Hace poco tiempo llamó mi atención una sentencia atribuida al escritor italiano Cesare Pavese, que rápidamente anoté en mi cuaderno de bitácora, emulando ser un buen marino. Hoy la rescato por apropiada, creo yo, para dar comienzo a este artículo. Decía Pavese: “Viajar te obliga a confiar en extraños y a perder de vista todo lo que te resulta familiar y confortable. Nada es tuyo excepto lo más esencial: el aire, las horas de descanso, el mar, el cielo, los sueños; todo lo eterno o lo que imaginamos como tal”.
Son tales las ganas de emprender nuevas aventuras que ni siquiera le prestamos importancia a con quien hacerlo, extraño o no. Mark Twain nos puede parecer más radical cuando menciona: “He llegado a la conclusión que la forma más segura para descubrir si ciertas personas te agradan o las odias es viajar con ellas”. Ya solo de este apartado, el de la compañía, daría abasto para más de un artículo sin tener por qué ser hiriente con nadie. El caso es que tener que decidir en el viaje buscando la confianza en extraños o hacerlo para descubrir el odio que puedas sentir hacia tus acompañantes ya, de entrada, resulta un poco estresante.

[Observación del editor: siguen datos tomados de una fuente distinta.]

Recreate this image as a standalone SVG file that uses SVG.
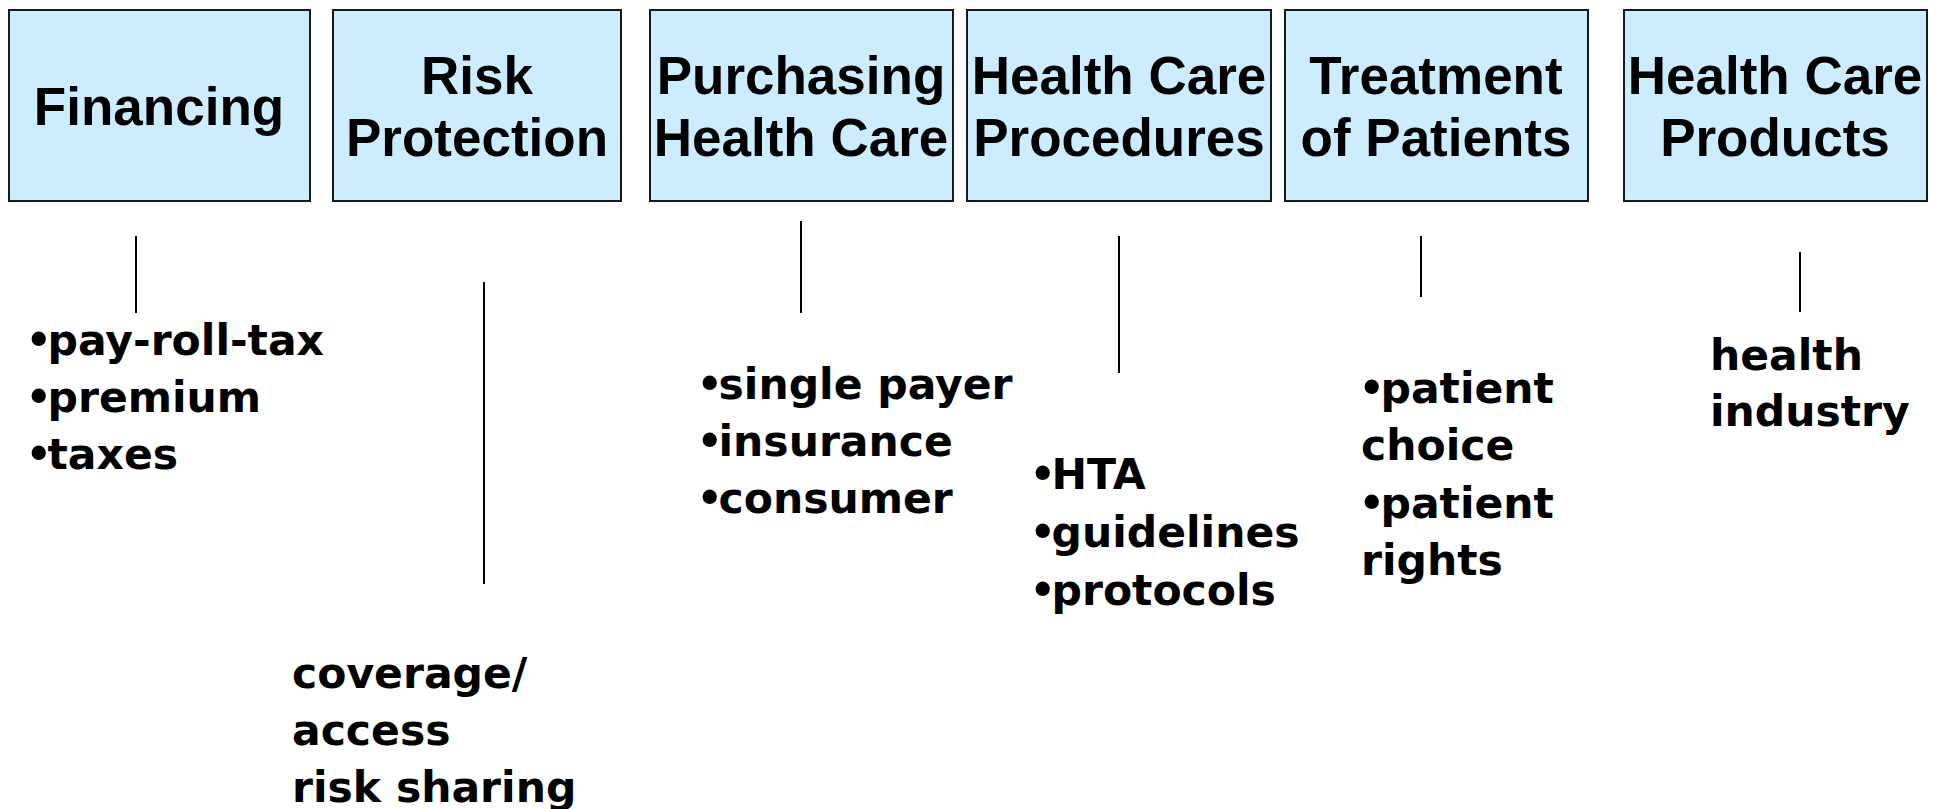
<svg xmlns="http://www.w3.org/2000/svg" width="1937" height="809" viewBox="0 0 1937 809">
<style>
.box{fill:#CCECFF;stroke:#1a1a1a;stroke-width:2}
.title{font-family:"Liberation Sans",Arial,sans-serif;font-weight:bold;font-size:53px;fill:#000;text-anchor:middle}
.item{font-family:"DejaVu Sans",Verdana,sans-serif;font-weight:bold;font-size:42.5px;fill:#000}
.b{font-family:"Liberation Sans",Arial,sans-serif;font-size:50px}
.conn{stroke:#000;stroke-width:2;fill:none}
</style>
<rect width="1937" height="809" fill="#fff"/>
<g id="node-financing">
<rect class="box" x="9" y="10" width="301" height="191"/>
<text class="title" x="159" y="125">Financing</text>
</g>
<g id="node-risk-protection">
<rect class="box" x="333" y="10" width="288" height="191"/>
<text class="title" x="477" y="94">Risk</text>
<text class="title" x="477" y="156">Protection</text>
</g>
<g id="node-purchasing">
<rect class="box" x="650" y="10" width="303" height="191"/>
<text class="title" x="801" y="94">Purchasing</text>
<text class="title" x="801" y="156">Health Care</text>
</g>
<g id="node-procedures">
<rect class="box" x="967" y="10" width="304" height="191"/>
<text class="title" x="1119" y="94">Health Care</text>
<text class="title" x="1119" y="156">Procedures</text>
</g>
<g id="node-treatment">
<rect class="box" x="1285" y="10" width="303" height="191"/>
<text class="title" x="1436" y="94">Treatment</text>
<text class="title" x="1436" y="156">of Patients</text>
</g>
<g id="node-products">
<rect class="box" x="1624" y="10" width="303" height="191"/>
<text class="title" x="1775" y="94">Health Care</text>
<text class="title" x="1775" y="156">Products</text>
</g>
<g id="connectors">
<line class="conn" x1="136" y1="236" x2="136" y2="313"/>
<line class="conn" x1="484" y1="282" x2="484" y2="584"/>
<line class="conn" x1="801" y1="221" x2="801" y2="313"/>
<line class="conn" x1="1119" y1="236" x2="1119" y2="373"/>
<line class="conn" x1="1421" y1="236" x2="1421" y2="297"/>
<line class="conn" x1="1800" y1="252" x2="1800" y2="312"/>
</g>
<g id="list-financing">
<text class="item" x="30" y="355"><tspan class="b">•</tspan>pay-roll-tax</text>
<text class="item" x="30" y="412"><tspan class="b">•</tspan>premium</text>
<text class="item" x="30" y="469"><tspan class="b">•</tspan>taxes</text>
</g>
<g id="list-risk">
<text class="item" x="292" y="688">coverage/</text>
<text class="item" x="292" y="745">access</text>
<text class="item" x="292" y="802">risk sharing</text>
</g>
<g id="list-purchasing">
<text class="item" x="701" y="399"><tspan class="b">•</tspan>single payer</text>
<text class="item" x="701" y="456"><tspan class="b">•</tspan>insurance</text>
<text class="item" x="701" y="513"><tspan class="b">•</tspan>consumer</text>
</g>
<g id="list-procedures">
<text class="item" x="1034" y="489"><tspan class="b">•</tspan>HTA</text>
<text class="item" x="1034" y="547"><tspan class="b">•</tspan>guidelines</text>
<text class="item" x="1034" y="605"><tspan class="b">•</tspan>protocols</text>
</g>
<g id="list-treatment">
<text class="item" x="1363" y="403"><tspan class="b">•</tspan>patient</text>
<text class="item" x="1361" y="460">choice</text>
<text class="item" x="1363" y="518"><tspan class="b">•</tspan>patient</text>
<text class="item" x="1361" y="575">rights</text>
</g>
<g id="list-products">
<text class="item" x="1710" y="370">health</text>
<text class="item" x="1710" y="426">industry</text>
</g>
</svg>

Llevamos unos meses, demasiados, en que se hace muy difícil realizar o programar un viaje. Las regulaciones y condiciones sanitarias consecuencia de la pandemia mundial que padecemos han creado, más que lógicos obstáculos, verdaderos muros que impiden cumplir nuestros sueños. Sin embargo, nosotros mismos nos hemos creado una necesidad imperiosa. Queremos seguir vivos. Sentirnos vivos. Al viajar no queremos escapar de la vida, sino por contra evitar que la vida se nos escape. Y es que el viaje, más allá de otras consideraciones, es un sueño que uno solo puede hacer realidad.
Parece evidente que, sin trasladarnos a grandes y alejados destinos, solo o acompañado, incluso sin moverse de tu propio lugar de origen, aunque en este último caso pueda resultar menos gratificante, precisamos de la necesidad ineludible de aliviar nuestras mentes; de alejar lo cotidiano de nuestra vista; de experimentar nuevas brisas en el rostro. Se nos hace obligado romper con la monotonía diaria. Hay algo que nos está carcomiendo por dentro. Se anquilosan nuestros huesos y es más que evidente el hueco formado en nuestro sillón que se ajusta perfectamente a nuestras posaderas.

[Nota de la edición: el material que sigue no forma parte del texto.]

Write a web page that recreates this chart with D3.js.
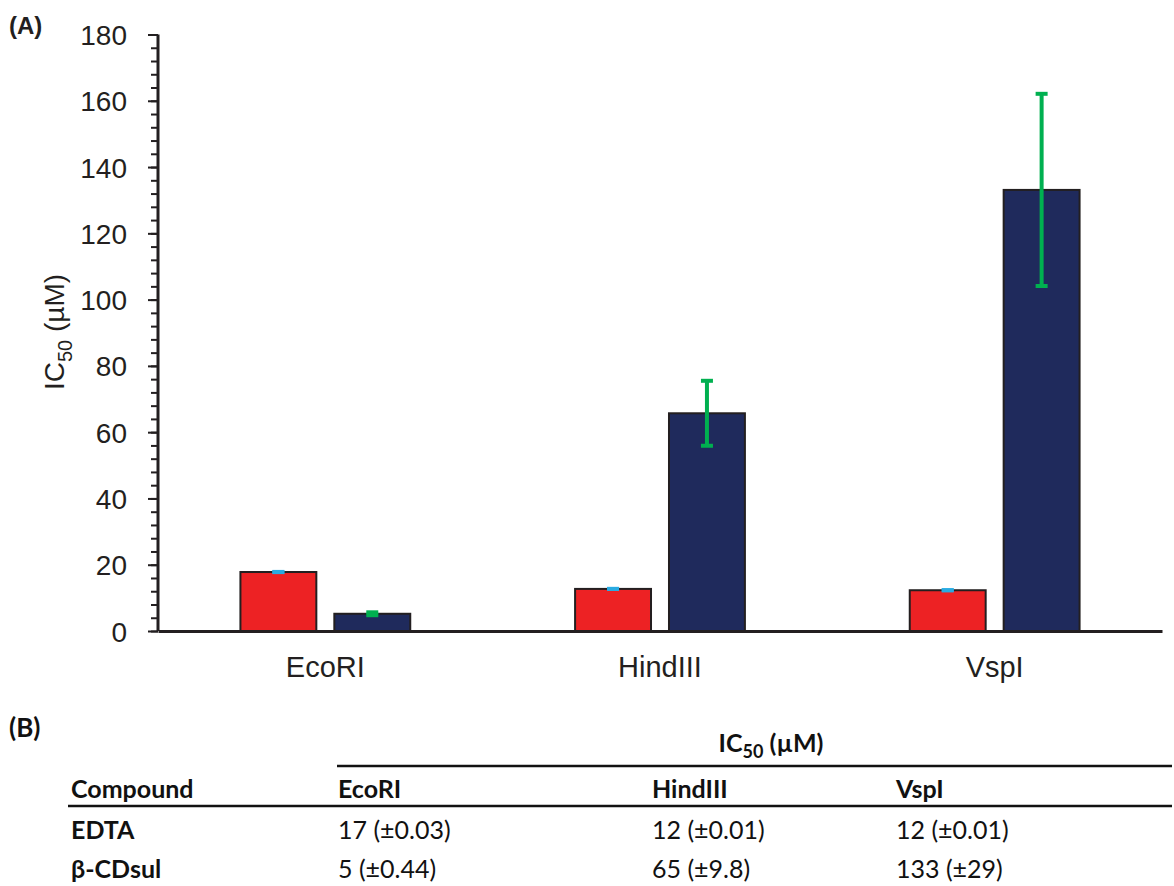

Un pasaporte sanitario; una vacuna, o dos, o más; un test de antígenos; una orden de abrir y después cerrar una frontera, un territorio. La lucha con la agencia de viajes, la compañía terrestre, aérea o marítima, la de seguros, el hotel. Tu reserva ya no sirve. El vencimiento de un bono de viaje, no del Estado. Un sueño frustrado. Dudas entre demorar o aplazar sine die. Y el agente, el de viaje, insistiendo. No sé por qué insiste. Tampoco tiene una bola de cristal.

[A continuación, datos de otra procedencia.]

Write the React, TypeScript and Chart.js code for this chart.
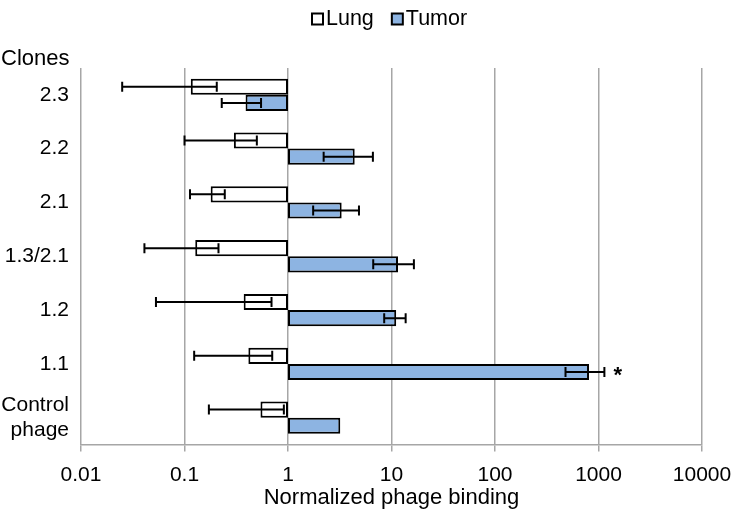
import React, { useEffect, useRef } from 'react';
import { Chart, registerables } from 'chart.js';

Chart.register(...registerables);

const categories: (string | string[])[] = ['2.3', '2.2', '2.1', '1.3/2.1', '1.2', '1.1', ['Control', 'phage']];
const lungMean = [0.115, 0.30, 0.179, 0.127, 0.373, 0.414, 0.542];
const lungErr: (number | null)[] = [0.09, 0.2, 0.066, 0.086, 0.32, 0.29, 0.37];
const tumorMean = [0.389, 4.41, 3.3, 11.56, 11.1, 810, 3.2];
const tumorErr: (number | null)[] = [0.16, 2.2, 1.55, 4.9, 2.6, 330, null];
const tumorMarks = ['', '', '', '', '', '*', ''];
const barBase = 1;
const tickValues = [0.01, 0.1, 1, 10, 100, 1000, 10000];
const tickLabels = ['0.01', '0.1', '1', '10', '100', '1000', '10000'];
const seriesNames = ['Lung', 'Tumor'];
const seriesColors = ['#ffffff', '#8db4e2'];

const FONT = "'Liberation Sans', Arial, Helvetica, sans-serif";
const GRID = '#a6a6a6';

const errorBarPlugin = {
  id: 'errorBars',
  afterDatasetsDraw(chart: any) {
    const ctx = chart.ctx;
    const xs = chart.scales.x;
    const errs = [lungErr, tumorErr];
    const means = [lungMean, tumorMean];
    ctx.save();
    ctx.strokeStyle = '#000';
    ctx.lineWidth = 2;
    errs.forEach((err, di) => {
      const meta = chart.getDatasetMeta(di);
      meta.data.forEach((bar: any, j: number) => {
        const e = err[j];
        if (e == null) return;
        const y = bar.y;
        const x1 = xs.getPixelForValue(means[di][j] - e);
        const x2 = xs.getPixelForValue(means[di][j] + e);
        ctx.beginPath();
        ctx.moveTo(x1, y);
        ctx.lineTo(x2, y);
        ctx.moveTo(x1, y - 5);
        ctx.lineTo(x1, y + 5);
        ctx.moveTo(x2, y - 5);
        ctx.lineTo(x2, y + 5);
        ctx.stroke();
      });
    });
    const tmeta = chart.getDatasetMeta(1);
    ctx.fillStyle = '#000';
    ctx.font = `bold 22px ${FONT}`;
    ctx.textBaseline = 'alphabetic';
    ctx.textAlign = 'left';
    tumorMarks.forEach((m, j) => {
      if (!m) return;
      const x = xs.getPixelForValue(tumorMean[j] + (tumorErr[j] ?? 0));
      ctx.fillText(m, x + 9, tmeta.data[j].y + 10);
    });
    ctx.restore();
  },
};

const legendPlugin = {
  id: 'customLegend',
  afterDraw(chart: any) {
    const ctx = chart.ctx;
    ctx.save();
    ctx.font = `21.5px ${FONT}`;
    ctx.textBaseline = 'middle';
    ctx.textAlign = 'left';
    let x = 312;
    const cy = 19;
    seriesNames.forEach((name, i) => {
      ctx.fillStyle = seriesColors[i];
      ctx.fillRect(x, cy - 5.5, 11, 11);
      ctx.strokeStyle = '#000';
      ctx.lineWidth = 2;
      ctx.strokeRect(x, cy - 5.5, 11, 11);
      ctx.fillStyle = '#000';
      ctx.fillText(name, x + 14, cy);
      x += 14 + ctx.measureText(name).width + 18;
    });
    ctx.restore();
  },
};

export default function App() {
  const ref = useRef<HTMLCanvasElement | null>(null);
  useEffect(() => {
    if (!ref.current) return;
    Chart.defaults.font.family = FONT;
    Chart.defaults.font.size = 21;
    Chart.defaults.color = '#000';
    const chart = new Chart(ref.current, {
      type: 'bar',
      data: {
        labels: categories as any,
        datasets: seriesNames.map((name, i) => ({
          label: name,
          data: (i === 0 ? lungMean : tumorMean).map((v) => [barBase, v]),
          backgroundColor: seriesColors[i],
          borderColor: '#000000',
          borderWidth: 2,
          borderSkipped: false,
          categoryPercentage: 0.6,
          barPercentage: 1.0,
        })) as any,
      },
      options: {
        indexAxis: 'y',
        animation: false,
        responsive: true,
        maintainAspectRatio: false,
        layout: { padding: { left: 1, right: 0, top: 38, bottom: 0 } },
        plugins: {
          legend: { display: false },
          subtitle: {
            display: true,
            text: 'Clones',
            align: 'start',
            color: '#000',
            font: { size: 22, family: FONT, weight: 'normal' },
            padding: { top: 8, bottom: -4.5 },
          },
          tooltip: { enabled: false },
        },
        scales: {
          x: {
            type: 'logarithmic',
            min: 0.01,
            max: 10000,
            afterBuildTicks: (scale: any) => {
              scale.ticks = tickValues.map((v) => ({ value: v }));
            },
            afterFit: (scale: any) => {
              scale.paddingLeft = 0;
              scale.paddingRight = 31;
            },
            ticks: {
              autoSkip: false,
              maxRotation: 0,
              padding: 11,
              color: '#000',
              font: { size: 21, family: FONT },
              callback: (_v: any, i: number) => tickLabels[i],
            },
            grid: { color: GRID, lineWidth: 1.5, tickLength: 7, drawTicks: true },
            border: { color: GRID, width: 1.5 },
            title: {
              display: true,
              text: 'Normalized phage binding',
              color: '#000',
              font: { size: 22, family: FONT },
              padding: { top: -13.7, bottom: 2.5 },
            },
          },
          y: {
            type: 'category',
            afterFit: (scale: any) => {
              scale.width = 80;
            },
            grid: { display: false, drawTicks: false },
            border: { display: false },
            ticks: {
              autoSkip: false,
              padding: 12,
              color: '#000',
              font: { size: 21, family: FONT },
            },
          },
        },
      } as any,
      plugins: [errorBarPlugin, legendPlugin],
    });
    return () => chart.destroy();
  }, []);
  return (
    <div style={{ position: 'fixed', left: 0, top: 0, width: 733, height: 514, background: '#fff' }}>
      <canvas ref={ref} />
    </div>
  );
}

Estoy apenado por escribir esto. Lo más airoso hubiese sido escribir sobre Toni Cantó. De sus viajes por aquí y por allá. Confiando en extraños, según Pavese, o descubriendo a quien odias, según Twain. No lo desecho. Aunque de teatro y teatreros ya hablaremos otro día. La vida es sueño y los sueños, sueños son. No sé ustedes, pero yo hago mío una parte del monólogo de Segismundo: “… Y si haremos, pues estamos en mundo tan singular, que el vivir sólo es soñar; y la experiencia me enseña, que el hombre que vive, sueña lo que es, hasta despertar.” Y vivo por mi sueño, despierto con él: el de mi próximo viaje.